The foregoing description of the articles in question shows that they aptly fall within two several provisions of paragraph 448, although the specific names, brooches, lavalieres, and earrings do not appear in either provision. In the first place, they fall within the early classification of the paragraph for—
all other articles of every description, * * * if set with imitation precious stones, * * * or composed' wholly or in chief value of * * * brass, whether or not * * * washed with * * * gold, silver, or nickel, * * * designed to be worn on apparel or carried on or about or attached to the person, valued at twenty cents per dozen pieces.
all articles commonly or commercially known as jewelry, * * * whether set or not set with * * * precious or semiprecious stones, or imitations thereof.
It is suggested that the importations can not fall within the latter classification above named because they are not made of gold or platinum. This contention rests upon the construction that the qualifying phrase, “composed of gold or platinum,” modifies not only “bags and purses,” which it immediately follows, but also modifies “all articles commonly or commercially known as jewelry.” However, that construction is not adopted by the court. The court holds that the phrase, “composed of gold or platinum,” relates alone to its immediate antecedent, viz, “chain, mesh, and mesh bags and purses.” The reasons for this conclusion are given at length in other decisions of the court in similar cases under the names of M. Goldberg’s Sons, Guthman, Solomons & Co., and also that of the present appellants, which decisions are announced concurrently herewith.

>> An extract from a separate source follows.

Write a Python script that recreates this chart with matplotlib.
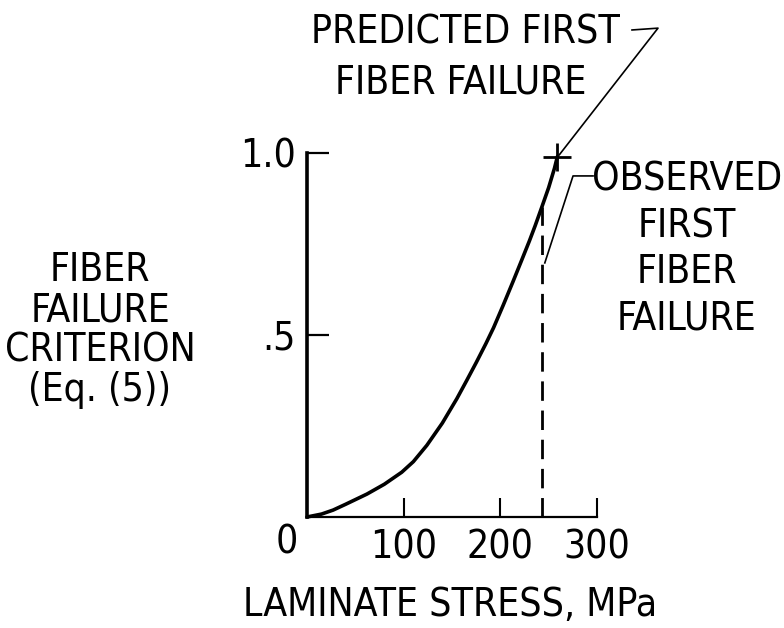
import matplotlib
matplotlib.use('Agg')
import matplotlib.pyplot as plt
from matplotlib import font_manager

# laminate stress (MPa) vs fiber failure criterion, Eq. (5)
stress = [0, 15, 27, 40, 62, 80, 98, 110, 124, 140, 155, 165, 175, 185, 193,
          203, 213, 222, 230, 236, 243, 250, 256, 259]
criterion = [0, 0.008, 0.019, 0.035, 0.063, 0.09, 0.123, 0.152, 0.197, 0.258, 0.325, 0.374,
             0.424, 0.476, 0.52, 0.582, 0.646, 0.705, 0.758, 0.80, 0.852, 0.905, 0.958, 0.99]

predicted_stress = 259
predicted_value = 0.99
observed_stress = 243
observed_value = 0.852

xticks = [100, 200, 300]
xtick_labels = ['100', '200', '300']
yticks = [0.5, 1.0]
ytick_labels = ['.5', '1.0']

# look for a narrow face, otherwise plain DejaVu a bit smaller
narrow = None
for f in font_manager.fontManager.ttflist:
    if 'Narrow' in f.name or 'Condensed' in f.name or 'condensed' in str(f.stretch):
        if 'Bold' not in f.fname and 'Oblique' not in f.fname and 'Italic' not in f.fname:
            narrow = f
            break
if narrow is not None:
    fprop = dict(fontproperties=font_manager.FontProperties(fname=narrow.fname))
    fs = 28
else:
    fprop = dict(family='DejaVu Sans')
    fs = 23

W, H = 784, 628
fig = plt.figure(figsize=(W / 100, H / 100), dpi=100)
ax = fig.add_axes([307 / W, (H - 517) / H, 290 / W, 364 / H])
ax.set_xlim(0, 300)
ax.set_ylim(0, 1.0)

for s in ['top', 'right']:
    ax.spines[s].set_visible(False)
ax.spines['left'].set_linewidth(2.6)
ax.spines['bottom'].set_linewidth(1.6)

ax.set_xticks(xticks)
ax.set_yticks(yticks)
ax.set_xticklabels(xtick_labels)
ax.set_yticklabels(ytick_labels)
for lab in ax.get_xticklabels() + ax.get_yticklabels():
    if narrow is not None:
        lab.set_fontproperties(font_manager.FontProperties(fname=narrow.fname))
    lab.set_fontsize(fs)
ax.tick_params(axis='x', direction='in', length=14, width=1.5, pad=8)
ax.tick_params(axis='y', direction='in', length=16, width=1.6, pad=8)
ax.text(-21, -0.07, '0', fontsize=fs, ha='center', va='center', clip_on=False, **fprop)

# curve, observed line and predicted point
ax.plot(stress, criterion, color='black', lw=2.6, solid_capstyle='round',
        solid_joinstyle='round', clip_on=False)
ax.plot([observed_stress, observed_stress], [0, observed_value], color='black', lw=2.0,
        dashes=(7, 3.5), clip_on=False)
ax.plot([predicted_stress], [predicted_value], marker='+', color='black', ms=20, mew=2.0, clip_on=False)

# leaders
ax.plot([336.2, 363.1, predicted_stress + 2], [1.338, 1.343, predicted_value + 0.005],
        color='black', lw=1.2, clip_on=False)
ax.plot([295.9, 275.2, observed_stress + 3], [0.937, 0.937, 0.698],
        color='black', lw=1.2, clip_on=False)

# annotation text (figure pixel positions)
def ptext(x, y, s):
    fig.text(x / W, 1 - y / H, s, fontsize=fs, ha='center', va='center', **fprop)

ptext(465, 32, 'PREDICTED FIRST')
ptext(461, 82, 'FIBER FAILURE')
ptext(687, 180, 'OBSERVED')
ptext(687, 226, 'FIRST')
ptext(687, 272, 'FIBER')
ptext(687, 318, 'FAILURE')

ptext(100, 270, 'FIBER')
ptext(100, 310, 'FAILURE')
ptext(100, 350, 'CRITERION')
ptext(100, 390, '(Eq. (5))')

ptext(450, 605, 'LAMINATE STRESS, MPa')

fig.savefig('out.png', dpi=100)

The court therefore comes to consider which of the two competing provisions above set out should control the importations at bar. A comparison of the two provisions leads the court to the conclusion that the latter is the controlling one. It is the last provision in the paragraph, which tends to the belief that, other things being equal, it should have that greater weight which is given by rule to the last expression of the legislative purpose within the same subject matter. Furthermore, it is the more specific of the two provisions. “Articles commonly or commercially known as jewelry,” as modified in the act, is a more narrow, apt, and particular classification of the articles than “all other articles of every description,” as that classification is therein modified. Nor is this conclusion affected by the provision in the paragraph for an additional duty of 25 per cent ad valorem upon—
all the foregoing, whether known as jewelry or otherwise and whether or not denomina-tively or otherwise provided for in any other paragraph of this act.
The provision for “all the foregoing” would hardly apply to an article more specifically named in the next succeeding provision of the same paragraph, for by such more specific subsequent mention the article would be withdrawn from all of the earlier provisions in the paragraph which would otherwise affect it. And the provision relating to “any other paragraph of this act” does not apply to a subsequent provision in the same paragraph.
The court therefore concludes that the articles now in question are properly dutiable under the last part of the paragraph at 60 per cent ad valorem as articles commonly and commercially known as jewelry. The decision of the board is therefore reversed, and reliqui-dation ordered in accordance with the foregoing conclusions.